How many part time jobs do you think the older Duggars have?  How many sports or arts programs do you think they are involved in?  How much time do you think they spend with their own friends, or having study groups at the houses of school mates?
Some darned good questions.  I'm not intimately familiar with the Duggars, so does anyone else know these details?

In a family of say 5, the oldest has enough time to do a few things around the house, help the parents with the youngest on occasion when necessary, and still have time to start molding their own life.  I don't see this as practical with a family of nearly 20.  And I think the eldest are getting shortchanged in terms of building the start of their own lives because of it.
I don't see it being a problem.  With a family of 20 kids there are more younguns to be looked after, but then again there are proportionately more older sibs to help out.  I think it'd even out.

The question is, can the Duggar family make it work?  I've seen lots of supposition from people who can't imagine it working out, but no actual evidence that it's been a problem fpr them.
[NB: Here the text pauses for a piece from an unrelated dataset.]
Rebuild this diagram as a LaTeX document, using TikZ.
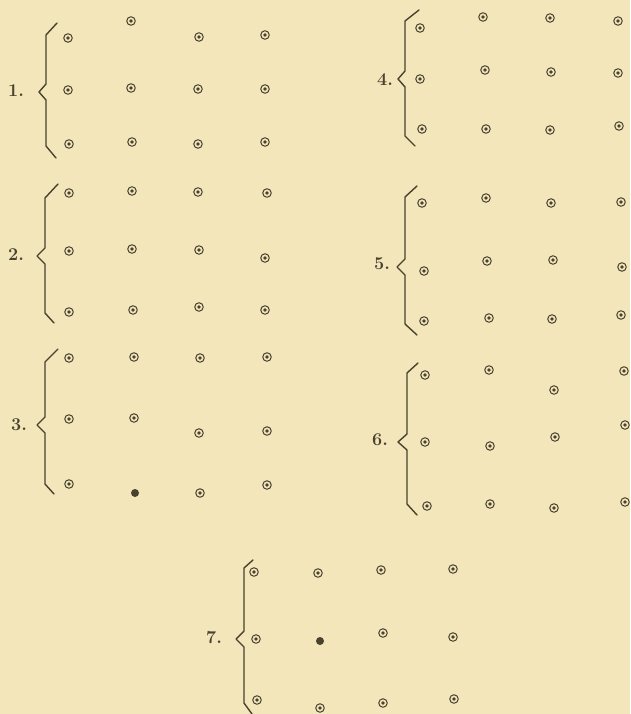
\documentclass[tikz,border=0pt]{standalone}
\definecolor{paper}{RGB}{242,230,186}
\definecolor{ink}{RGB}{72,66,46}
\tikzset{
  ring/.style={circle,draw=ink,line width=1pt,minimum size=8.5pt,inner sep=0pt,
    path picture={\fill[ink] (path picture bounding box.center) circle (1.8pt);}},
  blob/.style={circle,fill=ink,minimum size=8pt,inner sep=0pt},
  brace/.style={draw=ink,line width=1.4pt,line join=round,line cap=round},
  lbl/.style={text=ink,font=\fontsize{18}{20}\selectfont\bfseries,inner sep=0pt}
}
\begin{document}
\begin{tikzpicture}[x=1pt,y=-1pt]
\fill[paper] (0,0) rectangle (630,714);
\useasboundingbox (0,0) rectangle (630,714);
% braces
\draw[brace] (57,23) -- (46,35) -- (46,84) -- (39,92) -- (46,100) -- (46,146) -- (56,158);
\draw[brace] (58,184) -- (45,198) -- (45,248) -- (37,256) -- (45,264) -- (45,313) -- (54,323);
\draw[brace] (58,349) -- (45,362) -- (45,417) -- (37,425) -- (45,433) -- (45,484) -- (54,494);
\draw[brace] (419,10) -- (405,21) -- (405,71) -- (398,79) -- (405,87) -- (405,136) -- (415,146);
\draw[brace] (417,186) -- (405,197) -- (405,259) -- (397,267) -- (405,275) -- (405,324) -- (417,335);
\draw[brace] (418,363) -- (407,373) -- (407,434) -- (398,442) -- (407,450) -- (407,504) -- (417,515);
\draw[brace] (253,560) -- (244,568) -- (244,631) -- (236,639) -- (244,647) -- (244,703) -- (252,714);
% labels
\node[lbl] (l1) at (16,91) {1.};
\node[lbl] (l2) at (16,255) {2.};
\node[lbl] (l3) at (19,425) {3.};
\node[lbl] (l4) at (385,80) {4.};
\node[lbl] (l5) at (382,264) {5.};
\node[lbl] (l6) at (380,440) {6.};
\node[lbl] (l7) at (214,638) {7.};
% group 1
\node[ring] (a11) at (68,38) {};  \node[ring] (a12) at (131,21) {}; \node[ring] (a13) at (199,37) {}; \node[ring] (a14) at (265,35) {};
\node[ring] (a21) at (68,90) {};  \node[ring] (a22) at (131,88) {}; \node[ring] (a23) at (198,89) {}; \node[ring] (a24) at (265,89) {};
\node[ring] (a31) at (69,144) {}; \node[ring] (a32) at (132,142) {}; \node[ring] (a33) at (198,144) {}; \node[ring] (a34) at (265,142) {};
% group 2
\node[ring] (b11) at (69,193) {}; \node[ring] (b12) at (132,191) {}; \node[ring] (b13) at (198,192) {}; \node[ring] (b14) at (267,193) {};
\node[ring] (b21) at (69,251) {}; \node[ring] (b22) at (132,249) {}; \node[ring] (b23) at (199,250) {}; \node[ring] (b24) at (265,258) {};
\node[ring] (b31) at (69,312) {}; \node[ring] (b32) at (133,310) {}; \node[ring] (b33) at (199,307) {}; \node[ring] (b34) at (265,310) {};
% group 3
\node[ring] (c11) at (69,358) {}; \node[ring] (c12) at (134,357) {}; \node[ring] (c13) at (200,358) {}; \node[ring] (c14) at (267,357) {};
\node[ring] (c21) at (69,419) {}; \node[ring] (c22) at (134,418) {}; \node[ring] (c23) at (199,433) {}; \node[ring] (c24) at (267,431) {};
\node[ring] (c31) at (69,484) {}; \node[blob] (c32) at (135,493) {}; \node[ring] (c33) at (200,493) {}; \node[ring] (c34) at (267,485) {};
% group 4
\node[ring] (d11) at (420,28) {}; \node[ring] (d12) at (483,17) {}; \node[ring] (d13) at (550,18) {}; \node[ring] (d14) at (618,21) {};
\node[ring] (d21) at (420,79) {}; \node[ring] (d22) at (485,70) {}; \node[ring] (d23) at (551,72) {}; \node[ring] (d24) at (618,73) {};
\node[ring] (d31) at (422,129) {}; \node[ring] (d32) at (486,129) {}; \node[ring] (d33) at (550,130) {}; \node[ring] (d34) at (619,126) {};
% group 5
\node[ring] (e11) at (422,203) {}; \node[ring] (e12) at (486,198) {}; \node[ring] (e13) at (551,203) {}; \node[ring] (e14) at (621,202) {};
\node[ring] (e21) at (424,271) {}; \node[ring] (e22) at (487,261) {}; \node[ring] (e23) at (553,260) {}; \node[ring] (e24) at (622,267) {};
\node[ring] (e31) at (424,321) {}; \node[ring] (e32) at (489,318) {}; \node[ring] (e33) at (552,319) {}; \node[ring] (e34) at (621,315) {};
% group 6
\node[ring] (f11) at (425,375) {}; \node[ring] (f12) at (489,370) {}; \node[ring] (f13) at (554,390) {}; \node[ring] (f14) at (624,371) {};
\node[ring] (f21) at (425,442) {}; \node[ring] (f22) at (490,446) {}; \node[ring] (f23) at (555,437) {}; \node[ring] (f24) at (625,425) {};
\node[ring] (f31) at (427,506) {}; \node[ring] (f32) at (490,504) {}; \node[ring] (f33) at (554,508) {}; \node[ring] (f34) at (625,502) {};
% group 7
\node[ring] (g11) at (254,572) {}; \node[ring] (g12) at (318,573) {}; \node[ring] (g13) at (381,570) {}; \node[ring] (g14) at (453,569) {};
\node[ring] (g21) at (256,639) {}; \node[blob] (g22) at (320,641) {}; \node[ring] (g23) at (383,633) {}; \node[ring] (g24) at (453,637) {};
\node[ring] (g31) at (257,700) {}; \node[ring] (g32) at (320,708) {}; \node[ring] (g33) at (383,703) {}; \node[ring] (g34) at (454,699) {};
\end{tikzpicture}
\end{document}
If I ever have kids, and one of them is 17, while another is still a young child, I expect the 17 year old to be too busy working and getting good grades to help me with the other child I chose to have.  If I had 19 kids, and I needed the eldest to help babysit 4 or 5 young children some weekday evening, an entirely appropriate response from said eldest would be "I can't.  I have basketball practice and then work."  Something tells me the eldest Duggars don't take part in too many sports, extracurricular academics, or jobs.  And that's a shame.
That's an excellent example of "time management", a skill teenagers need to learn and practice before they get to college and move on to the real world. 

Try telling your boss or a prof "I can't, I don't have time".  Come back and tell me how well that worked out for you.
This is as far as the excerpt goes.